There is nothing quite as volatile as T20. Cricket was called a game of ‘glorious uncertainties’ even when it had only one format. When compressed into 20 overs, the glory and the uncertainty both rise exponentially.
This is magnified in franchise tournaments, but especially in the IPL. The open auction and budget caps put on each team have meant that the IPL is a level playing field. Every franchise has more or less the same opportunities. Throw in the fact that almost every top player in the world makes himself available for the IPL, and what do you get? A league where every single franchise has players who are capable of turning games on their own. Sure, some teams may be constructed better than others, but every single team is capable of beating the other. The IPL may be the only cricketing competition in the world where that is not a cliché.
Which is a rather long-winded way of saying: that’s why what’s happened to Mumbai Indians this year isn’t indicative of the competition’s most successful franchise suddenly being derailed.
Mumbai Indians won five IPL titles between 2013 and 2020 and built moreover a T20 outfit so potent, that they had managed to create distance between themselves and the others in an otherwise equal league. Creating that sort of team meant tapping talent early, recognising potential before others could, and picking up players in the auction that others hadn’t spotted for the superstars they would become.

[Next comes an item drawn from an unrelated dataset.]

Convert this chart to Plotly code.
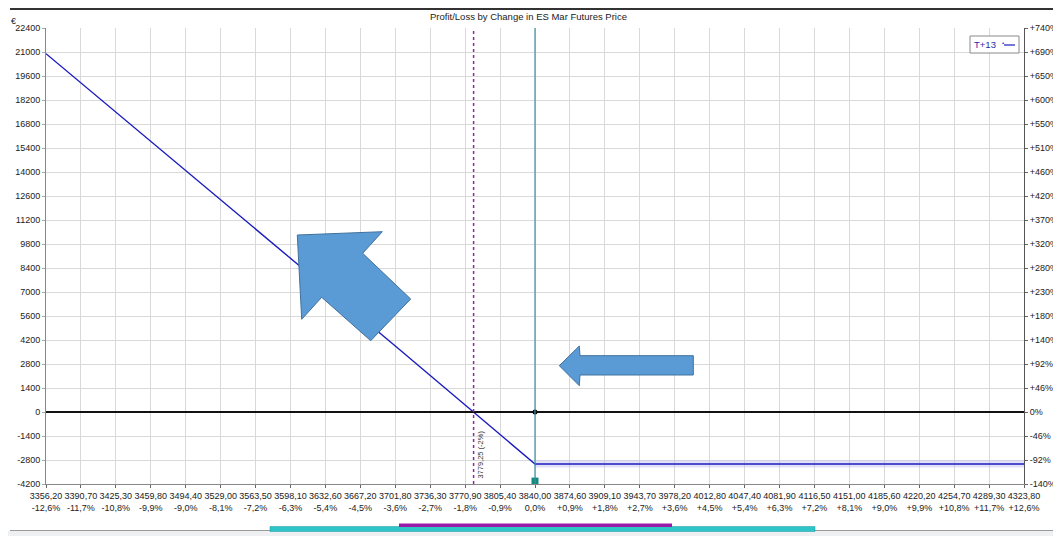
import plotly.graph_objects as go

# ---- data ----
prices = [3356.2, 3425.3, 3494.4, 3563.5, 3632.6, 3701.8, 3770.9, 3779.25, 3805.4, 3840.0, 4323.8]
pnl = [20900, 17500, 14100, 10700, 7250, 3850, 410, 0, -1300, -3037, -3037]
flat_prices = [3840.0, 4323.8]
flat_pnl = [-3037, -3037]
strike = 3840.0
breakeven = 3779.25
breakeven_label = "3779,25 (-2%)"

x_tickvals = [3356.2, 3390.7, 3425.3, 3459.8, 3494.4, 3529.0, 3563.5, 3598.1, 3632.6, 3667.2,
              3701.8, 3736.3, 3770.9, 3805.4, 3840.0, 3874.6, 3909.1, 3943.7, 3978.2, 4012.8,
              4047.4, 4081.9, 4116.5, 4151.0, 4185.6, 4220.2, 4254.7, 4289.3, 4323.8]
x_price_labels = ["3356,20", "3390,70", "3425,30", "3459,80", "3494,40", "3529,00", "3563,50",
                  "3598,10", "3632,60", "3667,20", "3701,80", "3736,30", "3770,90", "3805,40",
                  "3840,00", "3874,60", "3909,10", "3943,70", "3978,20", "4012,80", "4047,40",
                  "4081,90", "4116,50", "4151,00", "4185,60", "4220,20", "4254,70", "4289,30",
                  "4323,80"]
x_pct_labels = ["-12,6%", "-11,7%", "-10,8%", "-9,9%", "-9,0%", "-8,1%", "-7,2%", "-6,3%",
                "-5,4%", "-4,5%", "-3,6%", "-2,7%", "-1,8%", "-0,9%", "0,0%", "+0,9%", "+1,8%",
                "+2,7%", "+3,6%", "+4,5%", "+5,4%", "+6,3%", "+7,2%", "+8,1%", "+9,0%",
                "+9,9%", "+10,8%", "+11,7%", "+12,6%"]
y_tickvals = [22400, 21000, 19600, 18200, 16800, 15400, 14000, 12600, 11200, 9800, 8400,
              7000, 5600, 4200, 2800, 1400, 0, -1400, -2800, -4200]
y_pct_labels = ["+740%", "+690%", "+650%", "+600%", "+550%", "+510%", "+460%", "+420%",
                "+370%", "+320%", "+280%", "+230%", "+180%", "+140%", "+92%", "+46%", "0%",
                "-46%", "-92%", "-140%"]
y_range = [-4200, 22400]
x_range = [3356.2, 4323.8]

# ---- layout geometry (pixels) ----
# the page body has an 8px margin, so the figure is drawn from (8, 8) in the window
OFF = 8
W, H = 1061 - OFF, 536 - OFF
L, R, T, B = 46 - OFF, 37, 28 - OFF, 52
PW, PH = W - L - R, H - T - B


def px(x):
    """window pixel x -> paper coordinate"""
    return (x - OFF - L) / PW


def py(y):
    """window pixel y -> paper coordinate"""
    return (H - B - (y - OFF)) / PH


def poly(points):
    return "M " + " L ".join(f"{px(a):.5f},{py(b):.5f}" for a, b in points) + " Z"


FONT = "Liberation Sans, Arial, sans-serif"

fig = go.Figure()

# light band around flat part
fig.add_trace(go.Scatter(x=flat_prices, y=flat_pnl, mode="lines",
                         line=dict(color="rgba(170,170,235,0.35)", width=7),
                         hoverinfo="skip", showlegend=False))
# main P/L line
fig.add_trace(go.Scatter(x=prices, y=pnl, mode="lines", name="T+13",
                         line=dict(color="#1c1cc0", width=1.4), showlegend=False))
# markers
fig.add_trace(go.Scatter(x=[strike], y=[0], mode="markers",
                         marker=dict(color="black", size=5), showlegend=False))
fig.add_trace(go.Scatter(x=[strike], y=[-4030], mode="markers",
                         marker=dict(color="#138a7c", size=7, symbol="square"), showlegend=False))
fig.add_trace(go.Scatter(x=[strike], y=[-4380], mode="markers", cliponaxis=False,
                         marker=dict(color="black", size=5, symbol="triangle-up"), showlegend=False))
# invisible trace for secondary axis
fig.add_trace(go.Scatter(x=[x_range[0]], y=[0], yaxis="y2", mode="markers",
                         marker=dict(opacity=0), hoverinfo="skip", showlegend=False))

shapes = []
# zero line
shapes.append(dict(type="line", xref="paper", x0=0, x1=1, yref="y", y0=0, y1=0,
                   line=dict(color="#111111", width=2.2)))
# strike line
shapes.append(dict(type="line", xref="x", x0=strike, x1=strike, yref="paper", y0=0, y1=1,
                   line=dict(color="#3d8ea6", width=1.2)))
# breakeven dotted line
shapes.append(dict(type="line", xref="x", x0=breakeven, x1=breakeven, yref="paper", y0=0, y1=1,
                   line=dict(color="#8a2a9a", width=1.5, dash="dot")))
# top rule
shapes.append(dict(type="line", xref="paper", yref="paper", x0=px(10), x1=px(1056),
                   y0=py(9), y1=py(9), line=dict(color="#333333", width=2)))
# bottom rule + range bars
shapes.append(dict(type="rect", xref="paper", yref="paper", x0=px(8), x1=px(1061),
                   y0=py(536), y1=py(531), fillcolor="#eef0f2", line=dict(width=0)))
shapes.append(dict(type="line", xref="paper", yref="paper", x0=px(10), x1=px(1061),
                   y0=py(530.5), y1=py(530.5), line=dict(color="#9a9a9a", width=1.2)))
shapes.append(dict(type="rect", xref="paper", yref="paper", x0=px(270), x1=px(815),
                   y0=py(531.5), y1=py(526.5), fillcolor="#2ec4c8", line=dict(color="#1a9aa0", width=0.5)))
shapes.append(dict(type="rect", xref="paper", yref="paper", x0=px(399), x1=px(672),
                   y0=py(527), y1=py(523.5), fillcolor="#9a1aa8", line=dict(width=0)))
# block arrows
arrow1 = [(297.3, 235), (382.3, 231.7), (362.7, 253.3), (410.7, 299), (370.7, 340.7),
          (321.7, 297.3), (301.7, 319.3)]
arrow2 = [(559.3, 365.7), (579.3, 346), (580, 355.7), (693.3, 355.7), (693.3, 375),
          (580, 375), (579.3, 385.7)]
for a in (arrow1, arrow2):
    shapes.append(dict(type="path", xref="paper", yref="paper", path=poly(a),
                       fillcolor="#5b9bd5", line=dict(color="#41719c", width=1)))
# legend box
shapes.append(dict(type="rect", xref="paper", yref="paper", x0=px(970), x1=px(1019),
                   y0=py(53), y1=py(36), fillcolor="white",
                   line=dict(color="#8a8a8a", width=1)))
shapes.append(dict(type="line", xref="paper", yref="paper", x0=px(1004), x1=px(1015),
                   y0=py(45), y1=py(45), line=dict(color="#1c1cc0", width=1.2)))


def ann(text, x, y, size, color="#222", **kw):
    d = dict(text=text, xref="paper", yref="paper", x=px(x), y=py(y), showarrow=False,
             xanchor="center", yanchor="middle", font=dict(family=FONT, size=size, color=color))
    d.update(kw)
    return d


annotations = [
    ann("Profit/Loss by Change in ES Mar Futures Price", 528, 17, 9.5),
    ann("€", 13, 21, 9),
    ann("T+13", 985, 44.5, 9.5, "#2a2aa8"),
    ann("•", 1003, 43, 6, "#1c1cc0"),
    dict(text=breakeven_label, xref="x", x=breakeven, xshift=6, yref="paper", y=py(455),
         xanchor="center", yanchor="middle",
         textangle=-90, showarrow=False, font=dict(family=FONT, size=7.5, color="#333")),
]

fig.update_layout(
    width=W, height=H,
    margin=dict(l=L, r=R, t=T, b=B, pad=0),
    paper_bgcolor="white", plot_bgcolor="white",
    font=dict(family=FONT, size=9, color="#222"),
    showlegend=False,
    shapes=shapes, annotations=annotations,
    xaxis=dict(range=x_range, tickvals=x_tickvals, automargin=False,
               ticktext=[f"{a}<br>{b}" for a, b in zip(x_price_labels, x_pct_labels)],
               showgrid=True, gridcolor="#d9d9d9", gridwidth=1, zeroline=False,
               showline=True, linecolor="#888888", linewidth=1, ticks="outside",
               ticklen=3, tickcolor="#666", tickfont=dict(size=9), tickangle=0),
    yaxis=dict(range=y_range, tickvals=y_tickvals, ticktext=[str(v) for v in y_tickvals],
               automargin=False,
               showgrid=True, gridcolor="#d9d9d9", gridwidth=1, zeroline=False,
               showline=True, linecolor="#888888", linewidth=1, ticks="outside",
               ticklen=3, tickcolor="#aaa", tickfont=dict(size=9)),
    yaxis2=dict(range=y_range, overlaying="y", side="right", tickvals=y_tickvals,
                automargin=False,
                ticktext=y_pct_labels, showgrid=False, zeroline=False, showline=True,
                linecolor="#555555", linewidth=1, ticks="outside", ticklen=3,
                tickcolor="#666", tickfont=dict(size=9)),
)

fig.write_html("out.html")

The list is long: Jasprit Bumrah, Hardik Pandya, Krunal Pandya, Rahul Chahar…even Ishan Kishan and Suryakumar Yadav were first picked up by Mumbai long before they were anywhere close to an Indian team spot.
The downside of building a team by identifying talent and then giving them the space to flourish comes via two words: mega auction. With IPL 2022 expanding to ten teams, resources were already going to be spread thinner. With Mumbai’s previous buys all having acquired giant reputations because of their deeds on field, there was no way they could retain or buy back the whole lot.
That meant a return to square one of sorts, where they used the IPL 2022 mega auctions to build for the future again. They’ve already got a few rough diamonds, and even some pretty polished gems, in their squad. Tilak Varma has shown the maturity of a 29-year-old when he’s 19, Dewald Brevis has made people sit up and realise that the monicker ‘Baby AB’ might not just be hype. And in Hrithik Shokeen and Kumar Kartikeya, Mumbai have unearthed two domestic spinners that nobody else seemed to have noticed before.
Throw in Tim David, the perfect replacement for whenever Kieron Pollard is done, and the magnificent talents of Jofra Archer, injured this year but available the next, and Mumbai suddenly look a lot stronger for IPL 2023.
But the real kicker lies in how this season has gone, despite a lot of their stars leaving and the next generation being raw. Mumbai lost their first eight matches, yes. But nearly each game was decided by the thinnest of margins.
In their opening game against Delhi Capitals, a wholly seventh-wicket partnership took Delhi over the line. One more wicket, and the remaining Delhi men had no great batting potential. Against Rajasthan Royals next, they were on track for large parts of a steep chase, but the middle order – missing an injured Suryakumar – collapsed. Then Pat Cummins played a freak innings to decide a tight game against Kolkata Knight Riders, hitting 56* off 15 balls.
In three other times he batted in the IPL, Cummins has made 7 runs so far. Run outs derailed what could have been a winning total and a winning chase against Royal Challengers Bangalore and Punjab Kings. And then they ran into the Iceman himself, with MS Dhoni stealing a win that Mumbai had all but wrapped up against Chennai Super Kings.
This sort of run of close defeats can – and does – happen in a T20 league. It’s just that it hadn’t happened to Mumbai earlier.
The Mumbai Indians of the past would have seized a few more game-turning moments, and maybe won a majority of those close defeats. But the Mumbai Indians of the past have had their band broken up. This is the Mumbai Indians of the future. And based on the signs so far, they could develop into something as good as their predecessors, given time.